3. How did you learn about the Fulbright DDRA program, and how did you prepare for its application?

“I first heard about the Fulbright programs as an undergraduate student, though I never imagined I would win one. The Fulbright seemed intimidating then, and it still did when I was applying for it. I applied to several grants, including a different Fulbright, in the Fall and didn’t make the cut. It was demoralizing, and it took me a bit of time to feel like writing again. I don’t think graduate students talk too often about setbacks, but they are an important part of the process.”

“Mine [setback] forced me to take some time to revaluate not only my project, but also my attitude towards how academic success affected my self-image. While I’m extremely happy to have gotten the DDRA, I think in some ways the earlier failures are just as important. Dealing with rejection gave me the chance to re-evaluate my dissertation, and I feel like I grew a bit as a person.”
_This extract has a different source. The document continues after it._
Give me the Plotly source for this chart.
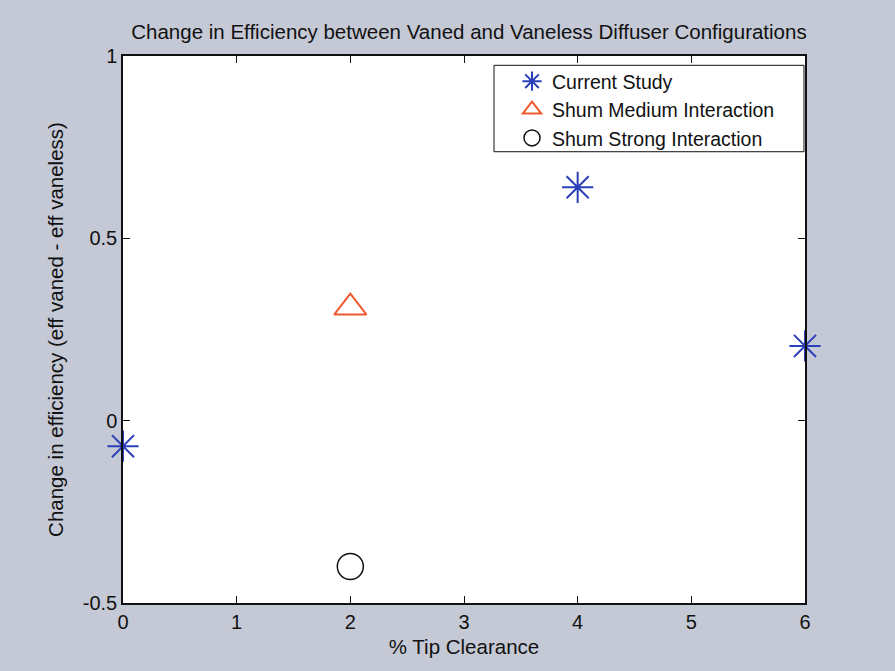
import plotly.graph_objects as go

# Tip clearance (%) and efficiency change (eff vaned - eff vaneless)
current_x = [0, 4, 6]
current_y = [-0.07, 0.64, 0.205]
medium_x = [2]
medium_y = [0.31]
strong_x = [2]
strong_y = [-0.40]

x_ticks = [0, 1, 2, 3, 4, 5, 6]
y_ticks = [-0.5, 0, 0.5, 1]
y_tick_labels = ["-0.5", "0", "0.5", "1"]

FONT = "Liberation Sans, Arial"
INK = "#111111"

fig = go.Figure()
fig.add_trace(go.Scatter(
    x=current_x, y=current_y, mode="markers", name="Current Study",
    marker=dict(symbol="asterisk-open", size=26, color="#2a3fb8",
                line=dict(color="#2a3fb8", width=2)),
    cliponaxis=False,
))
fig.add_trace(go.Scatter(
    x=medium_x, y=medium_y, mode="markers", name="Shum Medium Interaction",
    marker=dict(symbol="triangle-up-open", size=28, color="#ec5a30",
                line=dict(color="#ec5a30", width=2)),
    cliponaxis=False,
))
fig.add_trace(go.Scatter(
    x=strong_x, y=strong_y, mode="markers", name="Shum Strong Interaction",
    marker=dict(symbol="circle-open", size=26, color=INK,
                line=dict(color=INK, width=1.5)),
    cliponaxis=False,
))

axis_common = dict(
    showgrid=False, zeroline=False, showline=True, linecolor=INK,
    linewidth=1.5, mirror="ticks", ticks="inside", ticklen=7,
    tickcolor=INK, tickwidth=1,
    tickfont=dict(family=FONT, size=20, color=INK),
)

# framed box behind the legend entries (wider left inset than plotly's own border)
fig.add_shape(type="rect", xref="paper", yref="paper",
              x0=0.544, x1=0.9985, y0=0.825, y1=0.983,
              fillcolor="#ffffff", line=dict(color=INK, width=1), layer="below")

fig.update_layout(
    width=895, height=671,
    paper_bgcolor="#c5c9d6", plot_bgcolor="#ffffff",
    margin=dict(l=123, r=90, t=56, b=68),
    title=dict(text="Change in Efficiency between Vaned and Vaneless Diffuser Configurations",
               x=0.524, xanchor="center", y=0.953, yanchor="middle",
               font=dict(family=FONT, size=20.5, color=INK)),
    xaxis=dict(range=[0, 6], tickvals=x_ticks,
               title=dict(text="% Tip Clearance", standoff=8,
                          font=dict(family=FONT, size=20.5, color=INK)),
               **axis_common),
    yaxis=dict(range=[-0.5, 1], tickvals=y_ticks, ticktext=y_tick_labels,
               title=dict(text="Change in efficiency (eff vaned - eff vaneless)", standoff=14,
                          font=dict(family=FONT, size=20.5, color=INK)),
               **axis_common),
    legend=dict(x=0.5704, xanchor="left", y=0.989, yanchor="top",
                bgcolor="rgba(0,0,0,0)", borderwidth=0,
                font=dict(family=FONT, size=19.5, color=INK),
                itemsizing="trace", tracegroupgap=0),
    showlegend=True,
)

fig.write_html("out.html")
“In terms of applying for the Fulbright DDRA, I think the best things you can do are to start writing early, revise often, and be open to new frameworks. I started writing about two months before the Fulbright was due. My advisors, Louise Young and Sarah Thal, were extremely helpful during the entire process, and they probably looked at well over a dozen drafts for this application alone.”

“Also, while my earlier project descriptions were framed as environmental histories, I read up on development theory for the DDRA. While the subject of my dissertation is still the same, I learned a new way to argue for the import of my dissertation by relating environmental issues to ‘international development.”
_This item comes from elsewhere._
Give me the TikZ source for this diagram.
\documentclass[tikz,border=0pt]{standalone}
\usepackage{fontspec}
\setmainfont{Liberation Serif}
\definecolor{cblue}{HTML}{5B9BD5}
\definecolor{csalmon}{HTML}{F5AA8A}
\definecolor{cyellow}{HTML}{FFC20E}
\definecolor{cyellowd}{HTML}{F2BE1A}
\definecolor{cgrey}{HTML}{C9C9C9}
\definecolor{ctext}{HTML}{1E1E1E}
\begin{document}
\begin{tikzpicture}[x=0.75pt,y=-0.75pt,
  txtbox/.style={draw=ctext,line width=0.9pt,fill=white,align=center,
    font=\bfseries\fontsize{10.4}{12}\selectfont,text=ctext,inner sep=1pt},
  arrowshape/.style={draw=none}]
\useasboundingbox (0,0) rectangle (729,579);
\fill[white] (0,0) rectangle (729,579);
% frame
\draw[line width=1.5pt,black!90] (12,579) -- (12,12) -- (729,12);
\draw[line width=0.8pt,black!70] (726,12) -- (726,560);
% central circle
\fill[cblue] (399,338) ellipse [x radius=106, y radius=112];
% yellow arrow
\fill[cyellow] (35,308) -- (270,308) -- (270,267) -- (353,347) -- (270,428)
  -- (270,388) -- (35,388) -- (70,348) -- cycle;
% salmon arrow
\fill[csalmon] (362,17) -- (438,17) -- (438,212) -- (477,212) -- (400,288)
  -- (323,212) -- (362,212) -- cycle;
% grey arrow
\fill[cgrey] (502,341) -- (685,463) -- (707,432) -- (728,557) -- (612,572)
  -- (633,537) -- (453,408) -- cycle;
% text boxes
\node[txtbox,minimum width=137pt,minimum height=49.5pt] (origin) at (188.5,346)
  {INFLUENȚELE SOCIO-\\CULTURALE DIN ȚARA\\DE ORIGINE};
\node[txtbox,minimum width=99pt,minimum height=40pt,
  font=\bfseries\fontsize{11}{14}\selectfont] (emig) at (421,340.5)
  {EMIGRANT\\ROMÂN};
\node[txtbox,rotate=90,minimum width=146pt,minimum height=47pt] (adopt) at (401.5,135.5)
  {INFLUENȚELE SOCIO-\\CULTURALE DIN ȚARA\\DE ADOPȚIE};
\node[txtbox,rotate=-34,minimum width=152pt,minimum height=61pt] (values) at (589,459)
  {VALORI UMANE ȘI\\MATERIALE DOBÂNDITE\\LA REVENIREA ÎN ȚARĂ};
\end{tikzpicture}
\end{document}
4. Where will you be based in Japan?

For the first nine months, I will live in Tokyo. After that, I plan to spend two months in Osaka, learning about logging companies and timber imports, followed by a month or so in the Wakayama prefecture, where some of Japan’s most beautiful forestland is.”

5. What excites you most about working in Japan?
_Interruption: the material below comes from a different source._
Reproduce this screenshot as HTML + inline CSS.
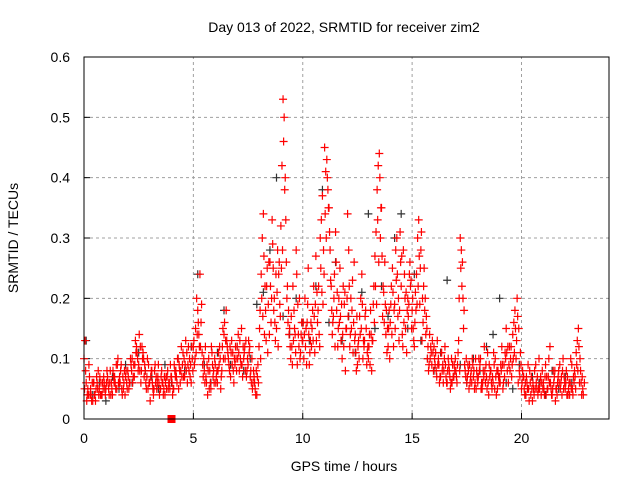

“I enjoy living in Japan, and this will be my first time living in Tokyo, which I am excited about. The two other times I lived in Japan, I attended some sort of college program and was stuck to a rigid schedule. This time, I will be a bit more flexible. My sister is also planning to visit, so I am looking forward to showing her around. My husband and I have been to Japan and hit many of the main tourist sites, so it will be fun to watch her see things for the first time.”

6. What worries you the most about working in Japan?

“Ironically, what worries me is one of the same things that excites me! I think this year will be the first in a long time that I don’t have some sort of set schedule. I’m a bit worried about using my time effectively. Other than that, I always miss my family when I’m abroad, particularly my husband and my dog.”

7. What are some things from home to bring that you think would be necessary whilst living in Japan?

“With internet shopping, it is pretty easy to get anything you need in Japan, especially compared to the first time I lived there ten years ago. I usually bring the toiletries I like to use. It might sound funny, but deodorant is something I always bring from America. Japanese summers are hot and muggy, and Japanese deodorant is more like a scent spray than anything else. So, if you asked me in person, honestly deodorant and toiletries is what I’d tell you.”

8. Where do you see yourself in the next 5 years?

“I am not sure. While I wouldn’t mind an academic job, I’d also love to work on policies dealing with resource sustainability for a think tank or a company. My biggest hope for the future is that I can land a job that challenges me and allows me to use my language skills. Some travel would be good too!”

The Fulbright-Hays DDRA Awards provide funds to students to conduct doctoral research outside the United States in foreign languages and area studies for up to 12 months. The awards are funded through the U.S. Department of Education’s International and Foreign Language Education office.